Important Considerations for Shareholders

  • Non-binding Term Sheet: The current term sheet is non-binding apart from certain provisions (consideration, form of payment, exclusivity, confidentiality). There is no guarantee that the definitive agreement will be signed or the transaction completed.
  • Price Sensitivity: The acquisition, if completed, represents a strategic shift for iWOW and may materially affect its future earnings, growth prospects, and valuation in the eyes of investors.
  • Potential Share Dilution: Issuance of new shares as part of the consideration may dilute existing shareholders, but aligns the Target’s founder’s interests with iWOW’s long-term growth.
  • Regulatory Disclosure: Further details, including financial impact and relative figures under SGX rules, will only be disclosed upon signing the definitive agreement.
  • Caution in Trading: As the deal remains subject to negotiation and due diligence, shareholders and investors should exercise caution and consult advisers before making trading decisions.

Next Steps and Further Announcements

iWOW will provide additional updates in accordance with SGX Catalist Rules once a definitive agreement is signed or if there are material developments.

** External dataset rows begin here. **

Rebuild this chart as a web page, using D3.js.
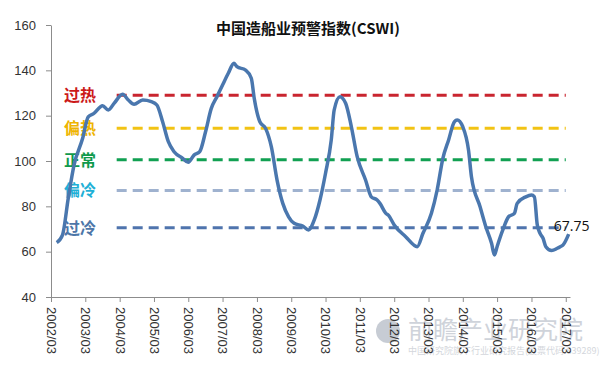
<!DOCTYPE html>
<html lang="zh">
<head>
	<meta charset="UTF-8"/>
	<title>中国造船业预警指数(CSWI)</title>
	<style type="text/css">
		body {
			margin: 0;
			background: #ffffff;
		}
		svg {
			display: block;
			font-family: "Liberation Sans", Arial, sans-serif;
		}
		.axis path, .axis line {
			stroke: #8c8c8c;
		}
		.axis text {
			fill: #333333;
			font-size: 13px;
		}
		.chart_title {
			font-family: "Noto Sans CJK SC", sans-serif;
			font-size: 15px;
			font-weight: 700;
			fill: #111111;
		}
		.level_label {
			font-family: "Noto Sans CJK SC", sans-serif;
			font-size: 16px;
			font-weight: 700;
		}
	</style>
</head>
<body>
	<svg width="600" height="372"></svg>
<script src="https://d3js.org/d3.v7.min.js"></script>
<script type='text/javascript'>
	// CSWI monthly readings
	const months = ["2002/05","2002/07","2002/09","2002/11","2003/02","2003/04","2003/06","2003/09","2003/11",
		"2004/01","2004/04","2004/06","2004/08","2004/11","2005/02","2005/04","2005/06","2005/08","2005/10",
		"2006/01","2006/03","2006/05","2006/07","2006/09","2006/11","2007/01","2007/03","2007/05","2007/07",
		"2007/08","2007/11","2008/01","2008/02","2008/04","2008/06","2008/08","2008/10","2008/12","2009/02",
		"2009/04","2009/07","2009/09","2009/11","2010/01","2010/03","2010/05","2010/06","2010/08","2010/10",
		"2010/12","2011/02","2011/05","2011/07","2011/09","2011/10","2011/12","2012/01","2012/03","2012/07",
		"2012/11","2013/01","2013/04","2013/06","2013/08","2013/10","2013/12","2014/01","2014/03","2014/05",
		"2014/06","2014/09","2014/11","2015/01","2015/02","2015/03","2015/05","2015/07","2015/09","2015/10",
		"2016/01","2016/03","2016/04","2016/05","2016/06","2016/07","2016/08","2016/10","2016/12","2017/01",
		"2017/02","2017/04"];
	const cswi = [64, 67.3, 83.7, 98.2, 110, 119.5, 121, 124.4, 122.5,
		125.4, 129.4, 126.9, 125, 126.9, 126.2, 124.7, 117.3, 108.5, 104.1,
		101.2, 99.4, 102.6, 104.1, 112.9, 123.2, 128.4, 133.5, 138.7, 143.1,
		141.6, 140.1, 136.5, 127.7, 117.3, 114.4, 106.3, 91.6, 81.3, 75.4,
		72.5, 71.3, 69.6, 74, 82.8, 94.6, 109.3, 122.5, 128.4, 125.5,
		115.1, 101.9, 91.6, 84.2, 82.8, 81.3, 77, 76, 71.8, 66.6,
		62.2, 68.1, 76.9, 87.2, 101.2, 109.3, 117.3, 118.1, 115.1, 104.8,
		93.1, 79.8, 71, 63.7, 58.5, 62.2, 69.6, 75.4, 76.9, 81.3,
		84.2, 85, 84.2, 72, 68, 66, 62.2, 60.5, 61.5, 62.2,
		63, 67.75];

	// warning levels
	const levelNames = ["过热", "偏热", "正常", "偏冷", "过冷"];
	const levelValues = [129, 114.5, 100.5, 87, 70.5];
	const levelColors = ["#c9252f", "#f2c314", "#11a052", "#9fb2cf", "#4f74ad"];
	const labelColors = ["#cc1a1a", "#eeb400", "#109a4c", "#1fb0d6", "#4d76a8"];
	const levelStart = "2004/03";
	const levelEnd = "2017/03";

	const xTicks = ["2002/03","2003/03","2004/03","2005/03","2006/03","2007/03","2008/03","2009/03",
		"2010/03","2011/03","2012/03","2013/03","2014/03","2015/03","2016/03","2017/03"];
	const yTicks = [40, 60, 80, 100, 120, 140, 160];

	const parse = d3.timeParse("%Y/%m");
	const data = months.map((m, i) => ({ date: parse(m), value: cswi[i] }));

	const svg = d3.select('svg');

	const plotLeft = 51, plotRight = 570, plotTop = 25, plotBottom = 297;

	const xScale = d3.scaleTime()
		.domain([parse("2002/03"), new Date(2017, 3, 15)])
		.range([plotLeft, plotRight]);

	const yScale = d3.scaleLinear()
		.domain([40, 160])
		.range([plotBottom, plotTop]);

	// watermark
	const wm = svg.append('g').attr('opacity', 0.55);
	wm.append('circle')
		.attr('cx', 388).attr('cy', 331).attr('r', 12)
		.attr('fill', '#9aa3b2');
	wm.append('text')
		.attr('x', 408).attr('y', 339)
		.style('font-family', '"Noto Sans CJK SC", sans-serif')
		.style('font-size', '25px')
		.style('fill', '#a9b0bd')
		.text('前瞻产业研究院');
	wm.append('text')
		.attr('x', 408).attr('y', 354)
		.style('font-family', '"Noto Sans CJK SC", sans-serif')
		.style('font-size', '9px')
		.style('fill', '#b0b6c0')
		.text('中国研究院旗下行业研究报告(股票代码:839289)');

	// Y axis
	svg.append('g')
		.attr('class', 'axis')
		.attr('transform', `translate(${plotLeft}, 0)`)
		.call(d3.axisLeft(yScale).tickValues(yTicks).tickSize(5).tickPadding(10).tickSizeOuter(0));

	// X axis
	svg.append('g')
		.attr('class', 'axis')
		.attr('transform', `translate(0, ${plotBottom})`)
		.call(d3.axisBottom(xScale)
			.tickValues(xTicks.map(parse))
			.tickSize(5)
			.tickSizeOuter(0)
			.tickFormat(d3.timeFormat("%Y/%m")))
		.selectAll("text")
		.attr("x", 10)
		.attr("y", 0)
		.attr("dy", "0.35em")
		.attr("transform", "rotate(90)")
		.style("text-anchor", "start")
		.style("font-size", "13px");

	// level lines
	levelValues.forEach((v, i) => {
		svg.append('line')
			.attr('x1', xScale(parse(levelStart)) - 3)
			.attr('x2', xScale(parse(levelEnd)))
			.attr('y1', yScale(v))
			.attr('y2', yScale(v))
			.attr('stroke', levelColors[i])
			.attr('stroke-width', 3)
			.attr('stroke-dasharray', '10,6');

		svg.append('text')
			.attr('class', 'level_label')
			.attr('x', 96)
			.attr('y', yScale(v))
			.attr('dy', '0.36em')
			.attr('text-anchor', 'end')
			.style('fill', labelColors[i])
			.text(levelNames[i]);
	});

	// CSWI line
	const line = d3.line()
		.x(d => xScale(d.date))
		.y(d => yScale(d.value))
		.curve(d3.curveMonotoneX);

	svg.append('path')
		.datum(data)
		.attr('d', line)
		.attr('fill', 'none')
		.attr('stroke', '#4a77ae')
		.attr('stroke-width', 3.5)
		.attr('stroke-linejoin', 'round');

	// last value label
	const last = data[data.length - 1];
	svg.append('text')
		.attr('x', xScale(last.date) + 3)
		.attr('y', yScale(last.value) - 3)
		.attr('text-anchor', 'middle')
		.style('font-family', '"Open Sans", sans-serif')
		.style('font-size', '14px')
		.style('fill', '#111')
		.text(last.value);

	// title
	svg.append('text')
		.attr('class', 'chart_title')
		.attr('x', 308)
		.attr('y', 34)
		.attr('text-anchor', 'middle')
		.text('中国造船业预警指数(CSWI)');
</script>
</body>
</html>
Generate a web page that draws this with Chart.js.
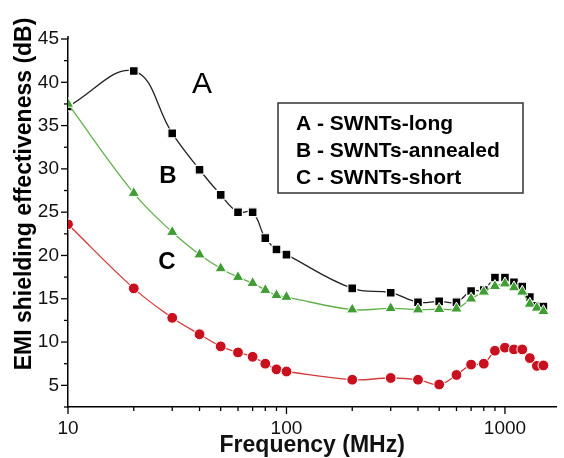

Investors should closely monitor the company’s announcements for further details, especially regarding financial impact, integration strategy, and regulatory compliance.


Disclaimer: This article is based on information provided by iWOW Technology Limited as of 30 January 2026 regarding a non-binding term sheet for a potential acquisition. The transaction is subject to further negotiation, due diligence, and regulatory approval. This article does not constitute investment advice. Shareholders and potential investors should consult their professional advisers and exercise caution when trading in iWOW shares.